Prison visits in Alabama to restart after almost two-year pause

The Alabama Department of Corrections said Tuesday that prison visits will restart after a 20-month pause due to the spread of the coronavirus. 

Prisoners have been allowed to use phones to call or message family, but they have not been allowed to physically see relatives since March 2020, when the coronavirus began to ravage the United States. 

The new statewide guidance, effective Dec. 4, says prisoners can have up to two visitors for one hour.

The prisoners and visitors will not be allowed to have physical contact, eat or drink, and they have to stay behind a plexiglass barrier. 

Individual prisons have the discretion to suspend in-person visitation again based on the number of COVID-19 cases among inmates, prison staff and the community. 

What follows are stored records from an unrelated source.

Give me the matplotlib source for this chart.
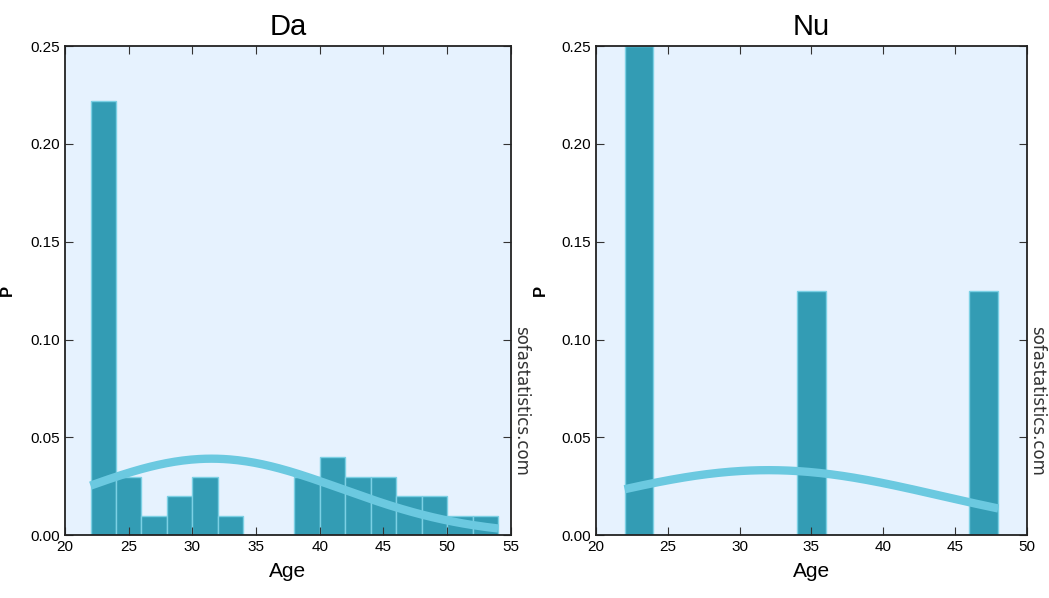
import numpy as np
import matplotlib
matplotlib.use("Agg")
import matplotlib.pyplot as plt

plt.rcParams['font.family'] = ['Liberation Sans', 'DejaVu Sans']

# -----------------------------
# Data
# -----------------------------
da_bin_edges = [22, 24, 26, 28, 30, 32, 34, 36, 38, 40, 42, 44, 46, 48, 50, 52, 54]
da_density = [0.222, 0.03, 0.01, 0.02, 0.03, 0.01, 0.0, 0.0,
              0.03, 0.04, 0.03, 0.03, 0.02, 0.02, 0.01, 0.01]
da_mean, da_sd = 31.5, 10.2

nu_bin_edges = [22, 24, 26, 28, 30, 32, 34, 36, 38, 40, 42, 44, 46, 48]
nu_density = [0.25, 0.0, 0.0, 0.0, 0.0, 0.0, 0.125, 0.0, 0.0, 0.0, 0.0, 0.0, 0.125]
nu_mean, nu_sd = 32.0, 12.0

panels = [
    ("Da", da_bin_edges, da_density, da_mean, da_sd, (20, 55)),
    ("Nu", nu_bin_edges, nu_density, nu_mean, nu_sd, (20, 50)),
]

bar_color = "#339cb4"
edge_color = "#7cd0e4"
curve_color = "#6bc9e0"
bg_color = "#e6f2fe"

fig = plt.figure(figsize=(10.49, 5.98), dpi=100)
positions = [[0.062, 0.105, 0.425, 0.818], [0.568, 0.105, 0.411, 0.818]]

for pos, (title, edges, dens, mu, sd, xlim) in zip(positions, panels):
    ax = fig.add_axes(pos)
    ax.set_facecolor(bg_color)
    edges = np.array(edges)
    ax.bar(edges[:-1], dens, width=np.diff(edges), align="edge",
           color=bar_color, edgecolor=edge_color, linewidth=1)

    # normal curve from the sample mean / sd
    xs = np.linspace(edges[0], edges[-1], 200)
    ys = np.exp(-(xs - mu) ** 2 / (2 * sd ** 2)) / (sd * np.sqrt(2 * np.pi))
    ax.plot(xs, ys, color=curve_color, linewidth=6, solid_capstyle="butt")

    ax.set_xlim(*xlim)
    ax.set_ylim(0, 0.25)
    ax.set_yticks(np.arange(0, 0.26, 0.05))
    ax.set_yticklabels(["%.2f" % v for v in np.arange(0, 0.26, 0.05)])
    ax.tick_params(direction="in", top=True, right=True, labelsize=11,
                   length=6, color="#333333")
    for s in ax.spines.values():
        s.set_linewidth(1.3)
        s.set_color("#222222")

    ax.set_title(title, fontsize=21, pad=8)
    ax.set_xlabel("Age", fontsize=15, labelpad=6)
    ax.set_ylabel("P", fontsize=12, fontweight="bold")
    ax.yaxis.set_label_coords(-0.112, 0.5)
    ax.text(1.003, 0.275, "sofastatistics.com", transform=ax.transAxes,
            rotation=-90, ha="left", va="center", fontsize=12,
            family=["DejaVu Sans"], color="#333333")

fig.savefig("out.png", dpi=100)
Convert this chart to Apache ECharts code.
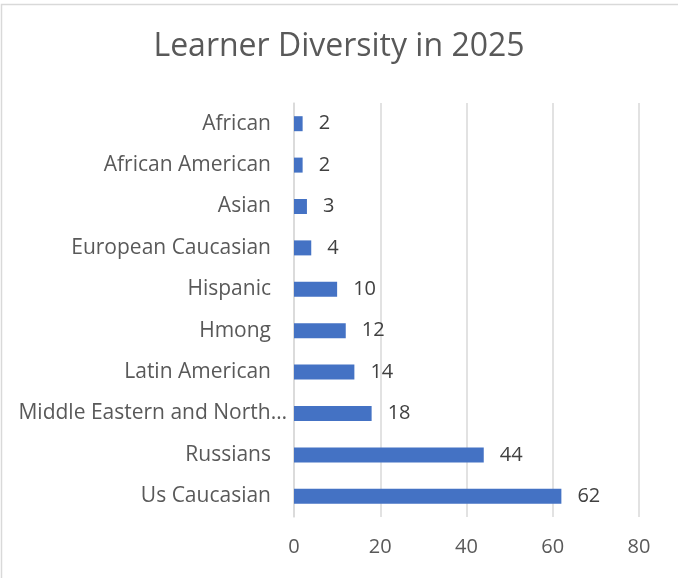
<!DOCTYPE html>
<html>
<head>
<meta charset="utf-8">
<script src="https://cdn.jsdelivr.net/npm/echarts@6/dist/echarts.min.js"></script>
<style>html,body{margin:0;padding:0;background:#fff}#c{width:678px;height:578px}</style>
</head>
<body>
<div id="c"></div>
<script>
const titleText = 'Learner Diversity in 2025';
const categories = ['African', 'African American', 'Asian', 'European Caucasian', 'Hispanic', 'Hmong', 'Latin American', 'Middle Eastern and North African', 'Russians', 'Us Caucasian'];
const values = [2, 2, 3, 4, 10, 12, 14, 18, 44, 62];
const xTicks = { min: 0, max: 80, interval: 20 };

const font = '"Open Sans", "Noto Sans", sans-serif';
const chart = echarts.init(document.getElementById('c'), null, { renderer: 'canvas' });
chart.setOption({
  animation: false,
  backgroundColor: '#ffffff',
  title: {
    text: titleText,
    left: 'center',
    top: 26,
    textStyle: { fontFamily: font, fontSize: 32, fontWeight: 'normal', color: '#595959' }
  },
  graphic: [{
    type: 'rect',
    shape: { x: 1.5, y: 4.5, width: 720, height: 620 },
    style: { fill: 'none', stroke: '#d9d9d9', lineWidth: 1.5 },
    silent: true
  }],
  grid: { left: 294, right: 39, top: 103, bottom: 61, containLabel: false },
  xAxis: {
    type: 'value',
    min: xTicks.min, max: xTicks.max, interval: xTicks.interval,
    axisLine: { show: false },
    axisTick: { show: false },
    splitLine: { show: true, lineStyle: { color: '#d9d9d9', width: 1.5 } },
    axisLabel: { color: '#595959', fontFamily: font, fontSize: 20, margin: 20 }
  },
  yAxis: {
    type: 'category',
    data: categories,
    inverse: true,
    axisLine: { show: true, lineStyle: { color: '#d9d9d9', width: 1.5 } },
    axisTick: { show: false },
    axisLabel: {
      color: '#595959', fontFamily: font, fontSize: 21, margin: 7,
      width: 272, overflow: 'truncate', ellipsis: '…',
      formatter: function (v) { return v.length > 25 ? v : '{n|' + v + '}'; },
      rich: { n: { color: '#595959', fontFamily: font, fontSize: 21, padding: [0, 16, 0, 0] } }
    }
  },
  series: [{
    type: 'bar',
    data: values,
    barWidth: 15,
    itemStyle: { color: '#4472C4' },
    label: {
      show: true, position: 'right', distance: 16,
      color: '#404040', fontFamily: font, fontSize: 20
    }
  }]
});
</script>
</body>
</html>
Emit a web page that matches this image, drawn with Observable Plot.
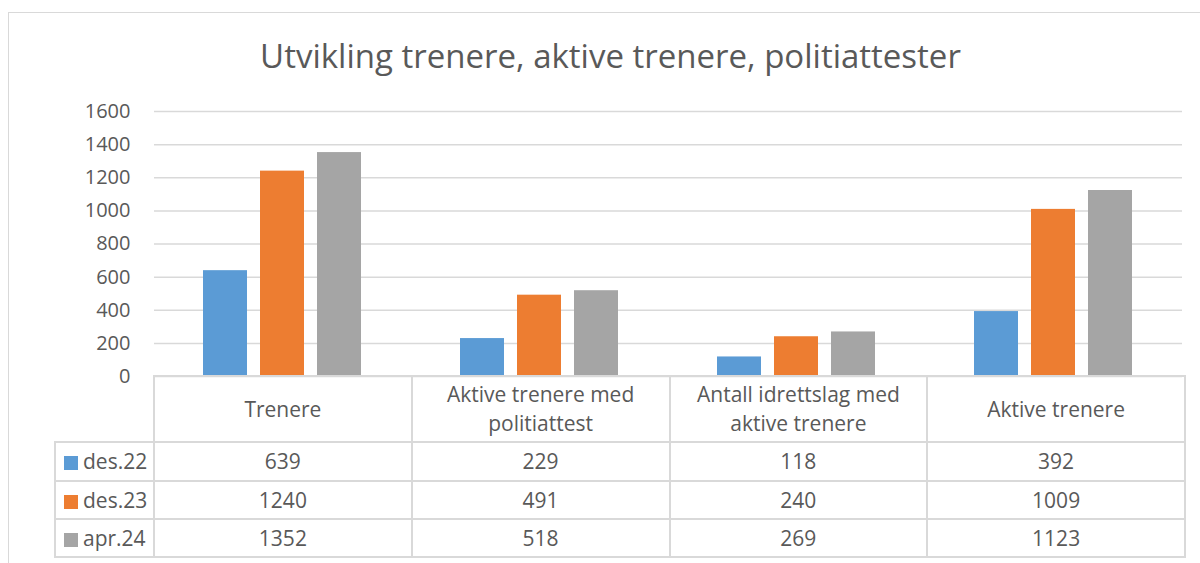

As COVID-19 still poses a significant risk in a correctional environment, several safety protocols and restrictions will be in place and must be adhered to as we expand these activities statewide,” the department said in a statement. 

The change in protocol comes after a successful pilot program at three prisons in October. 

Along with the new visitation rules, restrictions have been lifted on the number of volunteers allowed in the prisons from different organizations.

The news comes after prisons have been hit hard by COVID-19. Shared spaces and close quarters made prisons a perfect breeding ground for the virus.

Some states allowed certain groups of inmates to serve out the rest of their prison sentences from home amid the pandemic.